START Records shown
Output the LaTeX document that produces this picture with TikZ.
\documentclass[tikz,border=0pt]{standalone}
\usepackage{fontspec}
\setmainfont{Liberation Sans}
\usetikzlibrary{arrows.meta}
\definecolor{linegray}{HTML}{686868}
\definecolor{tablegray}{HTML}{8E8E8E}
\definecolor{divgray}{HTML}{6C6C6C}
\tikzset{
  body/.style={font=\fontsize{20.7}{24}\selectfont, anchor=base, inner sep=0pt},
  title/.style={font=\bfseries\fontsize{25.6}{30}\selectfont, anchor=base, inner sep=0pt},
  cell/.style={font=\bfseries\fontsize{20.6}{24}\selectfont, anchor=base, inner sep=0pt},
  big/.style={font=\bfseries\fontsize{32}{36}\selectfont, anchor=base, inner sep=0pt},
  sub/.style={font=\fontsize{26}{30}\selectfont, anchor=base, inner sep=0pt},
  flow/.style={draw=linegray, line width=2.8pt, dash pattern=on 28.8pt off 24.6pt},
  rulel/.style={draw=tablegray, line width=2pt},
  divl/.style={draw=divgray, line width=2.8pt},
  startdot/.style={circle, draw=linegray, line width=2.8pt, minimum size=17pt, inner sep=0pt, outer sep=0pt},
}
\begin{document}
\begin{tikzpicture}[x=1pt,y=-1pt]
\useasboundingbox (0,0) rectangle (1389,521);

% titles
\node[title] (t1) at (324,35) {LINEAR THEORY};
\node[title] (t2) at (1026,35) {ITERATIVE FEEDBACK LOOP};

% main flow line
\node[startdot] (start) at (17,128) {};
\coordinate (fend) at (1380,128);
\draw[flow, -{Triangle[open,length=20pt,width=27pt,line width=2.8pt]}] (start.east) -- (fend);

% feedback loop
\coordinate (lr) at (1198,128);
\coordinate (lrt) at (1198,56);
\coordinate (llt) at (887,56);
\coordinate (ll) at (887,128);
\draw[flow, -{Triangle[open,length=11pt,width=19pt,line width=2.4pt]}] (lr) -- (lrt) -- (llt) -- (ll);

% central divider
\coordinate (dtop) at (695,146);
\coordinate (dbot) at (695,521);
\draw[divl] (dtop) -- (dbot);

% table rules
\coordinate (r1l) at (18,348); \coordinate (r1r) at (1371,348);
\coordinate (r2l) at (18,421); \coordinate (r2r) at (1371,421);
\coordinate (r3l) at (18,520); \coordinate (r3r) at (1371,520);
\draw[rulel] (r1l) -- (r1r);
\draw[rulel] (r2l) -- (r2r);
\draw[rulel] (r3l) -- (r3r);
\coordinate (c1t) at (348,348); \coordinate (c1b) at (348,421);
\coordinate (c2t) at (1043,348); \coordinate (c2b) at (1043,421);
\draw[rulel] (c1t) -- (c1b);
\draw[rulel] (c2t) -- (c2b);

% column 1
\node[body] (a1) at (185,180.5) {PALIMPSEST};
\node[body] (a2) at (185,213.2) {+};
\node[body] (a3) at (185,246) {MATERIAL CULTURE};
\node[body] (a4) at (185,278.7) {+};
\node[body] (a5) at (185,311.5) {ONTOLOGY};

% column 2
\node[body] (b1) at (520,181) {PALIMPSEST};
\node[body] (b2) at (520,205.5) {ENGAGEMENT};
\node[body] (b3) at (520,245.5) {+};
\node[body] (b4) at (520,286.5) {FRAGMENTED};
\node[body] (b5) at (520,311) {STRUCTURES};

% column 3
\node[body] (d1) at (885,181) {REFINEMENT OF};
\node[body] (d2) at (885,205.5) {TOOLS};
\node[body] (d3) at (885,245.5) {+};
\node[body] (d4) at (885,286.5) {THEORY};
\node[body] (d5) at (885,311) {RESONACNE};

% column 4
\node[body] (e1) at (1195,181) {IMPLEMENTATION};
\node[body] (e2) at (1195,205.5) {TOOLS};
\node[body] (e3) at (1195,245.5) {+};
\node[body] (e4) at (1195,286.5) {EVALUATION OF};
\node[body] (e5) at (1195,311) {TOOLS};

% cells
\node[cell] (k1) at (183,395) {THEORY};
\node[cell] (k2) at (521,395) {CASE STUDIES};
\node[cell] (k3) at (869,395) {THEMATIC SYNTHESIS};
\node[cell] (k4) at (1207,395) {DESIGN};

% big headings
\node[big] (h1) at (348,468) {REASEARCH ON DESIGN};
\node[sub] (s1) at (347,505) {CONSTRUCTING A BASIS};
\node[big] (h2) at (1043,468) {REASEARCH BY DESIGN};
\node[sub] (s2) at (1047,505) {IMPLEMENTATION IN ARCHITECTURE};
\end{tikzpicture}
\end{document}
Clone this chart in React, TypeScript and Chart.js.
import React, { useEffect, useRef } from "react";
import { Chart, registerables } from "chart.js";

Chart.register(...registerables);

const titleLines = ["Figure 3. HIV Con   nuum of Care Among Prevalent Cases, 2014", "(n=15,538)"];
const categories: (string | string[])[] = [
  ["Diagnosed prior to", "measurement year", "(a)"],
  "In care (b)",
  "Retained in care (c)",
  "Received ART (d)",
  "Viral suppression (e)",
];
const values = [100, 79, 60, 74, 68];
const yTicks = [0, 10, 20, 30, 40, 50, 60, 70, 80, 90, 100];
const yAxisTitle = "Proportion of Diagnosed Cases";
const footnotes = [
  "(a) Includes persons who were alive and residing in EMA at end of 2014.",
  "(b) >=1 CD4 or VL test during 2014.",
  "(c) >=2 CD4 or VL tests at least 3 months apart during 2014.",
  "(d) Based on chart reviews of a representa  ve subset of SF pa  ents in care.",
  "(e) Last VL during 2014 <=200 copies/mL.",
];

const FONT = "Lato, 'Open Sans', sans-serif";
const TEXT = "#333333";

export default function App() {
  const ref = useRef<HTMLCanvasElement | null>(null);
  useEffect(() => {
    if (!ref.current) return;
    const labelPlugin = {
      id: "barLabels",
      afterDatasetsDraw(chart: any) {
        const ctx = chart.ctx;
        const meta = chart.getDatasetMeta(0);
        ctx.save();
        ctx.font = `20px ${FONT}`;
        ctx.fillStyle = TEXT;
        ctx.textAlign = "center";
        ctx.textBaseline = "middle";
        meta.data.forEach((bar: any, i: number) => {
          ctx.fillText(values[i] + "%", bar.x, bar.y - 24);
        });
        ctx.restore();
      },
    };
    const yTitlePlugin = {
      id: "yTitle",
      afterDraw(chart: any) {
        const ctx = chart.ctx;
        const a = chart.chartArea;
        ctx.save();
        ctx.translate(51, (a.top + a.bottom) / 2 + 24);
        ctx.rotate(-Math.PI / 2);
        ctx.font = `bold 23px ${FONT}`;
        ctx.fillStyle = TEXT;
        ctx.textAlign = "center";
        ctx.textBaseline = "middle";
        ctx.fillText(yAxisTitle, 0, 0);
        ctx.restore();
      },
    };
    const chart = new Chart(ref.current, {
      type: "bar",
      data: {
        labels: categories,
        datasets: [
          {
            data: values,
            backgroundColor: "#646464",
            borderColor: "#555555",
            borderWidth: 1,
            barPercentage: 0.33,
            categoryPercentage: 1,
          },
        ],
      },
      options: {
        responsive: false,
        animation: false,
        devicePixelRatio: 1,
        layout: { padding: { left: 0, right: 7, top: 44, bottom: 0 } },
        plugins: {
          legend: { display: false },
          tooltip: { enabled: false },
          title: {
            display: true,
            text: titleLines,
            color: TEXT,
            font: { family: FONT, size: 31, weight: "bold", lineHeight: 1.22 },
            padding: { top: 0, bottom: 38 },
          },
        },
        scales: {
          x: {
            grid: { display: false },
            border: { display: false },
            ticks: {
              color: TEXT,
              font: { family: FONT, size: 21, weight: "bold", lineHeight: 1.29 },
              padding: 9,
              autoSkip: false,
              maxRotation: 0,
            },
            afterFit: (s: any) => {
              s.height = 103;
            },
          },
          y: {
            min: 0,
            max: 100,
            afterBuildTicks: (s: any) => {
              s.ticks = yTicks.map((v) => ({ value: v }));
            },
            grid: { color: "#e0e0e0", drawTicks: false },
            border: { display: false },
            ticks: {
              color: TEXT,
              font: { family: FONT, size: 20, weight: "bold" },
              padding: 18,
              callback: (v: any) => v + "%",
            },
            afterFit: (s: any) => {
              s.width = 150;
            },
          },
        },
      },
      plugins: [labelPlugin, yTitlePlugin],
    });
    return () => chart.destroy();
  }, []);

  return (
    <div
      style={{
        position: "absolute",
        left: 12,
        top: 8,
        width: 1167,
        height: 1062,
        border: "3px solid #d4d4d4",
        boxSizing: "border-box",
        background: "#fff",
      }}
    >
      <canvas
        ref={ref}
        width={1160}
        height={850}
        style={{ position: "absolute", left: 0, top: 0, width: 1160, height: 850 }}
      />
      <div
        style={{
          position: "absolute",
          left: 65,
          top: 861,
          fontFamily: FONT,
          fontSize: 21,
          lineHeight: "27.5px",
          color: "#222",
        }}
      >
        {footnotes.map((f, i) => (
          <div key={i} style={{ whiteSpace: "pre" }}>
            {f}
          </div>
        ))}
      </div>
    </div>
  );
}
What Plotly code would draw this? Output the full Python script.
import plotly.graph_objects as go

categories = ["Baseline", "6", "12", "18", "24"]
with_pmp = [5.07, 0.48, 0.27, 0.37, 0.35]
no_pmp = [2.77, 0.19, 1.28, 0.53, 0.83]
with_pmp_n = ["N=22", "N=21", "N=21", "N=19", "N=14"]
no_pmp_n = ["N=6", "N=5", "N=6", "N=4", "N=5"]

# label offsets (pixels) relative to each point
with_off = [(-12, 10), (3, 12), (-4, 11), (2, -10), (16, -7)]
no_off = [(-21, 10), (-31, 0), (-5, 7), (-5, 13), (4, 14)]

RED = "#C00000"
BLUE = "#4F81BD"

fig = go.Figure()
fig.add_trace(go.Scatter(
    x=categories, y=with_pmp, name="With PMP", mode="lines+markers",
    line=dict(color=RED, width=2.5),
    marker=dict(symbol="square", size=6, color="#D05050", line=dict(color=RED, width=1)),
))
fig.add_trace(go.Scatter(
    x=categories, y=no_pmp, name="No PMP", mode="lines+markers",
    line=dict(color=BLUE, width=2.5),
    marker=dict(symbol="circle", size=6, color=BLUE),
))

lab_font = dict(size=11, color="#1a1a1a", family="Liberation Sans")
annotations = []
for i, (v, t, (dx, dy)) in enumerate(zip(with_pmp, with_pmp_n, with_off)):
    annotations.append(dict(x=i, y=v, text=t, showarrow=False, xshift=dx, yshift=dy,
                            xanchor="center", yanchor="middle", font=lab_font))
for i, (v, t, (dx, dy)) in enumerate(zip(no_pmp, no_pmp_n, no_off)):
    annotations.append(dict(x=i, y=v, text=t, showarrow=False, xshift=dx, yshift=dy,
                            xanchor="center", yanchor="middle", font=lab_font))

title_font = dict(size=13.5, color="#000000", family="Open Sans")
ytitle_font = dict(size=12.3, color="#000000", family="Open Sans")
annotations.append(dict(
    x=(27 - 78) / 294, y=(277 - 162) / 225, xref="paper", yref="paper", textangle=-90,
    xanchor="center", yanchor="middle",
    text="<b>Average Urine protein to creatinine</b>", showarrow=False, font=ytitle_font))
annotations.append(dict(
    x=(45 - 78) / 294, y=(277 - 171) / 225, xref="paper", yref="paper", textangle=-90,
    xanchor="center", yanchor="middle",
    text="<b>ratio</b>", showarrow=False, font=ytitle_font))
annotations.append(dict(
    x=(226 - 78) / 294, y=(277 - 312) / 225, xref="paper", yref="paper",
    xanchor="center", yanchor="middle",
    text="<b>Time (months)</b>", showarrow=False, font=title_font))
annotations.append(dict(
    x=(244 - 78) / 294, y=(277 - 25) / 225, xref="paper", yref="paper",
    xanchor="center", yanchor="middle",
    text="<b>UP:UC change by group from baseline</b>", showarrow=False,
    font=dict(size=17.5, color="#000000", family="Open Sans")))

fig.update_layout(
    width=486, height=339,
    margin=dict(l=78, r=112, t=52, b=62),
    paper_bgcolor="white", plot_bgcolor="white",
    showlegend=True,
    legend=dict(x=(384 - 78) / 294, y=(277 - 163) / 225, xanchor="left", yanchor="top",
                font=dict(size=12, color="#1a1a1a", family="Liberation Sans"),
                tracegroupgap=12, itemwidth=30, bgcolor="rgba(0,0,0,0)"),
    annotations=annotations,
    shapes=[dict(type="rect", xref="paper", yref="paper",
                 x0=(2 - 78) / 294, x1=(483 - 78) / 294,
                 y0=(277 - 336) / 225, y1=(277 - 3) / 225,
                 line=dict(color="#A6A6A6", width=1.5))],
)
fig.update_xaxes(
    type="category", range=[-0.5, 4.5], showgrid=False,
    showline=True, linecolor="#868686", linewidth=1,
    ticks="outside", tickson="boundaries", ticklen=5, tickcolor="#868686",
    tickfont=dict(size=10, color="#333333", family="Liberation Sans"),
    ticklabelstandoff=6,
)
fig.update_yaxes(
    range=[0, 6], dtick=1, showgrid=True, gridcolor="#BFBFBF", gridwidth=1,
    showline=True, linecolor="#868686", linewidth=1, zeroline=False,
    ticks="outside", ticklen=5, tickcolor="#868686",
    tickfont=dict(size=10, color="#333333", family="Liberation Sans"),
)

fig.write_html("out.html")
END Records shown
Required work: Your answer should be one number: how many lines in the material above contain the string "this".

Expected output: 3